Suspected examples of this involve the like; Boots, Topshop (Arcadia Group) and Vodafone. Boots were expected of moving entities over the Switzerland to take advantage of their lower tax rates. However, they responded by saying that “If we had registered in Switzerland purely for tax reasons there are many other countries that we could have considered.", for example the likes of the Cayman Islands who have a 0% tax rate.

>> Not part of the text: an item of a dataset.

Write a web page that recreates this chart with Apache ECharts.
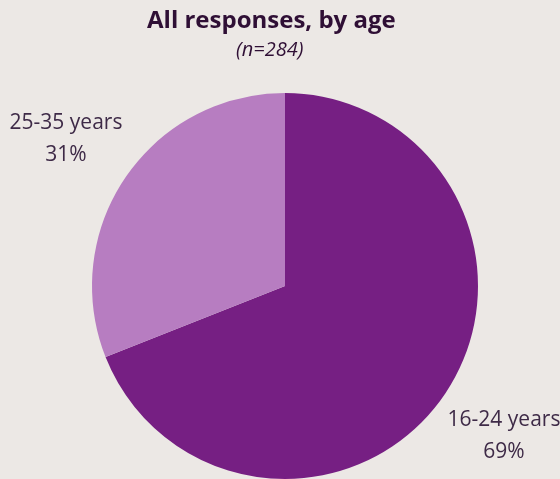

Regarding Topshop, with Sir Phillip Green, the figure head of the group, his wife and owner of the Arcadia Group is a resident of the ‘tax haven’ Monaco, which has flared the confrontation, since in previous years this has allowed her to receive around the £1billion mark in dividends (BBC News). This company faced further scrutiny when Sir Phillip Green was appointed as an advisor to the Government regarding the efficiency of the Public Sector; The Guardian reported the public’s outrage regarding this appointment, since the possibility that a proportion of the U.K’s debt could be paid back If it wasn’t for the likes of Arcadia exploiting the loop holes within taxation law.
This is the issue that is causing disruption amongst the public. This is because during the current financial crisis within the U.K. the public are facing pay freezes, inflation increases and even job cuts to pay back the countries debt. Whilst this is happening, large corporations are moving operations abroad to take advantage of lower tax rates and then not paying any to this country, contributing to the tax gap being estimated to be £120bn, £25bn being due to tax avoidance (BBC News).
Surely, the actions of companies although not illegal can be seen as unethical when corporations are dodging tax in the country that they make most money? Do they not have a moral duty or are they just capitalising on the options available to them?